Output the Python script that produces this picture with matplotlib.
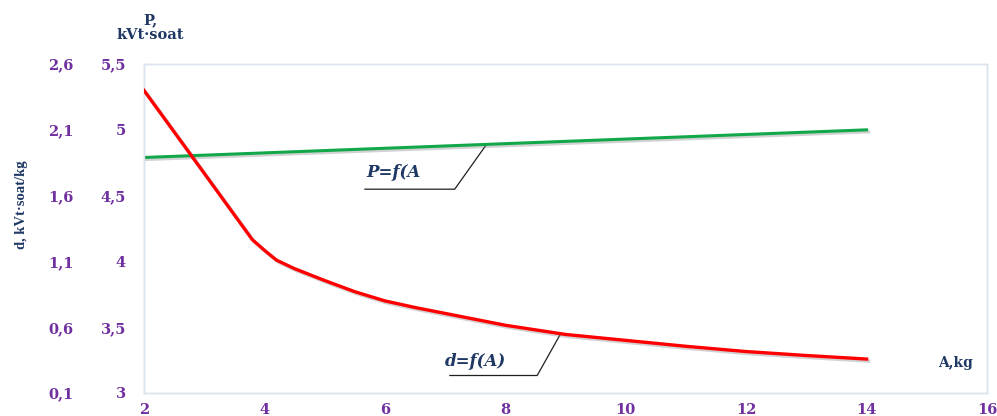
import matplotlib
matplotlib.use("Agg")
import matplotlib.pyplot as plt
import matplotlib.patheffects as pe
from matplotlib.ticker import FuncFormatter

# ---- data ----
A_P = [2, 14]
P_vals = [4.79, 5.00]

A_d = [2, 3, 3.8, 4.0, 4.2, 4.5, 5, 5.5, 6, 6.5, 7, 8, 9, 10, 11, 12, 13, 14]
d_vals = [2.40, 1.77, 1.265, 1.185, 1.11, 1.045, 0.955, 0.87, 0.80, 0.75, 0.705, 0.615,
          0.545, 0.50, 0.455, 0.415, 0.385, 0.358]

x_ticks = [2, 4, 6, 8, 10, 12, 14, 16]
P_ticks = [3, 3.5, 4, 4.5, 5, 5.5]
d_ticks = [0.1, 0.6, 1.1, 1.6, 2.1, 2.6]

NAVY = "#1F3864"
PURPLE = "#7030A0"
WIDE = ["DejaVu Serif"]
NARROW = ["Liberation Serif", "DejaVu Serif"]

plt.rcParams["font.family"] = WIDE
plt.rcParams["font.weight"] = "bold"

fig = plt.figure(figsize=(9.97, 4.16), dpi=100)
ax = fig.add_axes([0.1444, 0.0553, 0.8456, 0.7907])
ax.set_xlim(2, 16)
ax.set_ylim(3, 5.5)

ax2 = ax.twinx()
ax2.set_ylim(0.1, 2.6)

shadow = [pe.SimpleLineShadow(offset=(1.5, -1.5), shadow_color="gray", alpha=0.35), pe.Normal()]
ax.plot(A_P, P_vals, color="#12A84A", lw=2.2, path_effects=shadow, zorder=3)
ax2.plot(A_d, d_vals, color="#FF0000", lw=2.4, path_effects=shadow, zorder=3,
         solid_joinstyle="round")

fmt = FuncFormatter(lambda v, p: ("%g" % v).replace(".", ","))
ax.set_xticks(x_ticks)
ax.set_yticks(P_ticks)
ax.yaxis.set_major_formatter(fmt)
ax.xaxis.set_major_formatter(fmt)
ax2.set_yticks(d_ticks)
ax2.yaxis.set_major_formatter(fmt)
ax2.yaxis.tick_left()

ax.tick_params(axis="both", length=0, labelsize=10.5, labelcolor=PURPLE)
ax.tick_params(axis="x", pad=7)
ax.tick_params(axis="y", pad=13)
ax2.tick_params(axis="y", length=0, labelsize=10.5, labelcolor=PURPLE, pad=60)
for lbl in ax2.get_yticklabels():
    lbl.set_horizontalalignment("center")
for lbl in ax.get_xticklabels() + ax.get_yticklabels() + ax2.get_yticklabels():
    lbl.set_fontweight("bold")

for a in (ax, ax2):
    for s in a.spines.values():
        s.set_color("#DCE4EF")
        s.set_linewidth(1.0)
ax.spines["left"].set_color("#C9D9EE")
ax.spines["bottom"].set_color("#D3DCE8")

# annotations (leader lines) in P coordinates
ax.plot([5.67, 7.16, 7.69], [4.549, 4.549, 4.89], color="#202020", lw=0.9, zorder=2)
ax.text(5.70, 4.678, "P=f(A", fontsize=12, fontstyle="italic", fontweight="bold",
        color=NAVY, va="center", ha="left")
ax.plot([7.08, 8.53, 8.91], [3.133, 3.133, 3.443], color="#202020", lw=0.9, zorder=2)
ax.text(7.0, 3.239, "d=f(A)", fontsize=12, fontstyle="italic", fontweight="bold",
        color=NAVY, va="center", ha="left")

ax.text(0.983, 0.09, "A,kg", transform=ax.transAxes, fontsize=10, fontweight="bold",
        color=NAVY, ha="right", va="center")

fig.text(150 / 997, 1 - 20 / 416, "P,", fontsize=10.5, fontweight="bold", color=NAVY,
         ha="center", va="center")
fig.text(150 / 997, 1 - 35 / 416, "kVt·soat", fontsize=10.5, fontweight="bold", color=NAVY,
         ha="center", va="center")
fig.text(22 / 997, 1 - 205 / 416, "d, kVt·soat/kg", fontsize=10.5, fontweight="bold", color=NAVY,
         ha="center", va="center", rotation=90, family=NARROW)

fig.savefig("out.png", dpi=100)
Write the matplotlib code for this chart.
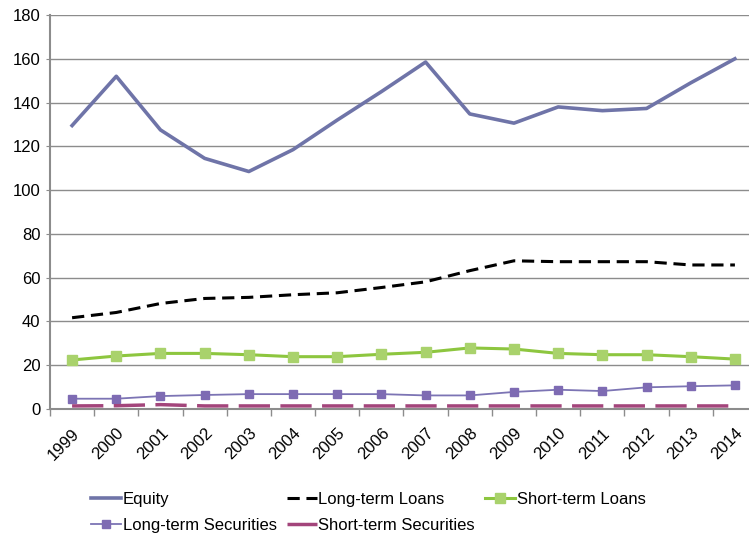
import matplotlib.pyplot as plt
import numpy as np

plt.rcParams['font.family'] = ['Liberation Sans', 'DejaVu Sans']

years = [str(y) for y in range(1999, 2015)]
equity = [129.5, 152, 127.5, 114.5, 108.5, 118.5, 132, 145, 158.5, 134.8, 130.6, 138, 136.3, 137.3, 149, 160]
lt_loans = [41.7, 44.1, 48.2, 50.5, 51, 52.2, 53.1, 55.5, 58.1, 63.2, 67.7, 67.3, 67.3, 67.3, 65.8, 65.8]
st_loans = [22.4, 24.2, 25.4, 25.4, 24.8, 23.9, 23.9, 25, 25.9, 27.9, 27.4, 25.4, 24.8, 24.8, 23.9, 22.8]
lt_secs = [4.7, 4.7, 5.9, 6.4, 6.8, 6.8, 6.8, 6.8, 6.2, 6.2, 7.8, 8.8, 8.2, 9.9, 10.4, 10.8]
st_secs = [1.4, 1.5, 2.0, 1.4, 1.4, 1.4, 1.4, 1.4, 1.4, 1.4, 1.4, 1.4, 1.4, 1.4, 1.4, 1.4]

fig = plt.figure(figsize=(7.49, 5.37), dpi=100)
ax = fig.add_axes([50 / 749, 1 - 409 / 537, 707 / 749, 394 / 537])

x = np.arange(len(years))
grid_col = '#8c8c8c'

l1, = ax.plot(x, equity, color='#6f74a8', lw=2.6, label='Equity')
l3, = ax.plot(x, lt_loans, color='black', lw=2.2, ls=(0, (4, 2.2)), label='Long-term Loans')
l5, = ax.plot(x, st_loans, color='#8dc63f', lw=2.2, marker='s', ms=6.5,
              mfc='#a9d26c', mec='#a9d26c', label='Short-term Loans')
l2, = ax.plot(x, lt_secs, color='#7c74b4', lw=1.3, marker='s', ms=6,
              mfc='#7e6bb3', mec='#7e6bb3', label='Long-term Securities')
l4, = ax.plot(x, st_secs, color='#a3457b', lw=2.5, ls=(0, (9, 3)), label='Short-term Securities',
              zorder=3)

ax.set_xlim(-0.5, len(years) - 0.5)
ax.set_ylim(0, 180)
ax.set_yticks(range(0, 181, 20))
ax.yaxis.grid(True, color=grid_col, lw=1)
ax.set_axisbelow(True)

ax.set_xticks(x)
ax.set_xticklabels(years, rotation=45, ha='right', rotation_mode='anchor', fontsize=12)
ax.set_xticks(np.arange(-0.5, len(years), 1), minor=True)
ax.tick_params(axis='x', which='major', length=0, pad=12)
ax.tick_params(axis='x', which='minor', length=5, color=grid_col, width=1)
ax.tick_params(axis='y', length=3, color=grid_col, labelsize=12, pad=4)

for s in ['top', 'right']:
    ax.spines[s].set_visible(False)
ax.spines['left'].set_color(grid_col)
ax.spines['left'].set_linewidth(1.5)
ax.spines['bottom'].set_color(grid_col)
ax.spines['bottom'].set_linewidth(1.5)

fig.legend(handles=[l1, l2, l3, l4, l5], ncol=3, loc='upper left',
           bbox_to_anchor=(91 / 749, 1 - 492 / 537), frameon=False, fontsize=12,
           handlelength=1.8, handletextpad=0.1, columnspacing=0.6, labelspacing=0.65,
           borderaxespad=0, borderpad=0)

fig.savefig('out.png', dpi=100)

_Work to be completed:_ In the entries above, count every line containing the word "this". Write only the total.

_The solution:_ 2